Retired marine and estuary scientist with over 45 years of professional experience, including 14 years with Mote Marine Laboratory.

Summary: Land-based fertilizers are the problem, but year-round fertilizer bans are not the solution.

Fertilizer bans do more harm than good, Edwards said.

"Intuitively, they may seem helpful but you should be aware there is no scientific basis for their success. They have never been studied. Nobody has ever shown how effective they are. There are many real world examples that seem intuitively helpful, but the science simply turns out to be harmful.

"The reason is, without proper fertilization lawns would not develop the optimal root and blade biomass needed to filter nutrients and organic matter that would otherwise run off into our waterways.

"The University of Florida has done extensive research on turfs and has come to those kinds of conclusions. An outright ban is not the outright solution.

"Mr. Jones is correct. There are things like best management plans for fertilizer applications on residential lawns that would probably be complicated.

"More importantly, fertilizer bans can have an even greater negative effect serving as a false promise or a silver bullet that allows the public and public officials to falsely conclude they are making a contribution to solving the problem, when in fact it allows them to ignore the real problem.

"False promises are a major impediment to solving the environmental problems. People want to believe in simple quick and cheap fixes, even if they're not real.

He blasted "pork barrel" funding of red tide research, saying it promotes false promises.

"It seems obvious and imperative that red tide work should be conducted and managed by state agencies like the Florida Department of Environmental Protection and the Florida Wildlife Commission, not by a single private entity.

"It should be funded the way the National Science Foundation and other important government agencies are funded — through a transparent, open process, through competitive peer reviewed grant proposals. A process that ensures the best ideas, by the best scientists from the most credible and successful scientific institutions, are awarded funding based on qualification, merit and past results. Not on political considerations."

Mac Carraway

Executive director of Environmental Research and Educational Association, a nonprofit industry group with stakeholders in professional lawn care, sports turf, golf, turf production and affiliated suppliers. 
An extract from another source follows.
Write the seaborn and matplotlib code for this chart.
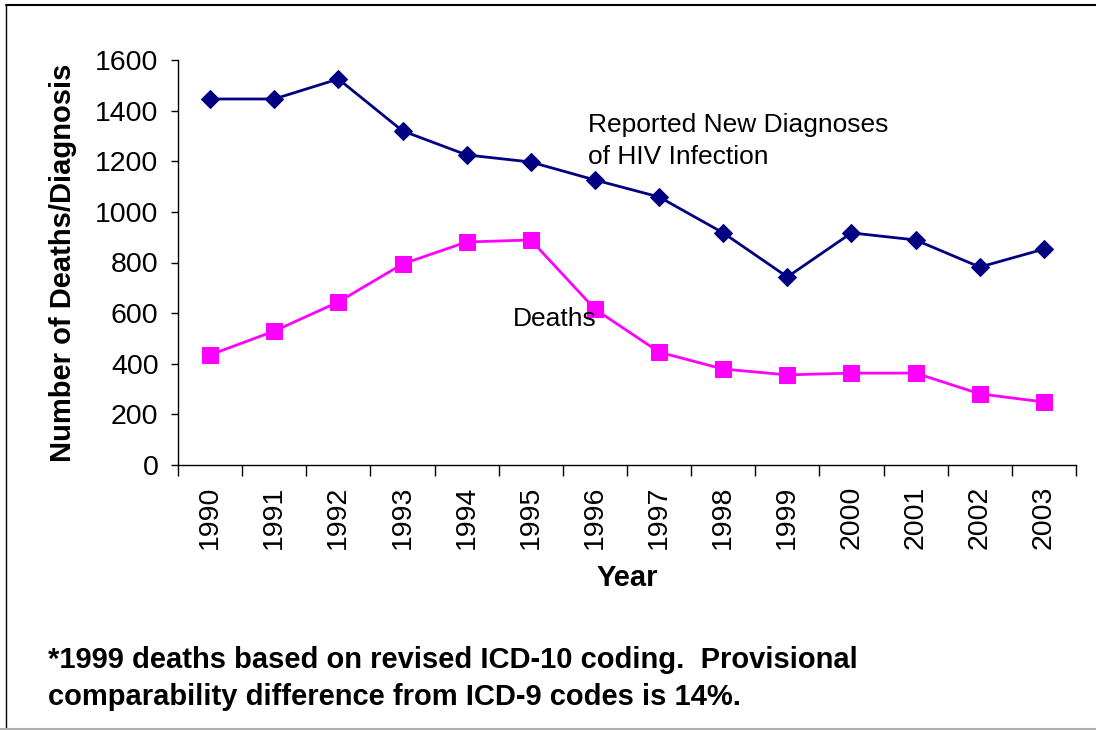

Summary: Fertilizer bans or blackouts are not the answer.

"Those in the business of applying fertilizers are all about minimization of application, whether it's the turf business or lawn care or on golf courses.

"This year's red tide has been tough. We get that. This one was certainly difficult, with calls for drastic action like fertilizer bans. We don't have important information we need, and are not doing some of the testing we really need to do. 

"In 2007, a Florida Consumer Fertilizer Task Force was convened and in 2008 the model fertilizer ordinance was created. Florida's Urban Turf Rule was been updated twice to reduce use of fertilizers. Some Southwest Florida areas adopted local summertime blackouts from June through September.

"Then, as now, they were promoted as a cure for red tide and nutrient impairments."

But that hasn't been the case, he said.

He pointed to the success of the Tampa Bay seagrass bed recovery project in 2014, before the implementation of blackouts.

Compare that to the East Coast's Indian River Lagoon.

"They did not do the hard work," Carraway said. "They did not spend the money that Southwest Florida did and undertake stormwater and and water recovery projects. Failing to take on stormwater, failing to take on septic adequately accomplished nothing. But they did pass blackouts. It's still a mess there, and further evidence blackouts are not an answer."

"Phosphorus is virtually nonexistent. What we're talking about really nitrogen, but nitrogen is in many things. Animal waste, decomposed plants and fertilizer uses. Fertilizer bans only address the last one.

"So how much synthetic fertilizers are in Gulf waters? No one knows for sure. Total nitrogen is not an indicator of whether the bans are working or not.

"Inexplicably, only one local government with a blackout is doing this precise test, and that's Orange County, and that's only since last year, because they knew that the amount of total nitrogen wasn't a precise enough indicator and they wanted to know for sure if blackouts work.

"The challenge is to establish independent testing that identifies the specific nitrogen sources. The Green Industry doesn't fear those results. It would provide critical evidence that might prevent the imposition of an enormous and unnecessary burden on responsible and professional Floridians who are and have been using these materials responsibly for decades. Punishing the innocent is never good public.

"The city of Venice is making a valiant and enormous effort to lead. We admire Council's stated interests to follow scientific evidence, and saying 'no' to the temptation of quick fixes," Carraway said.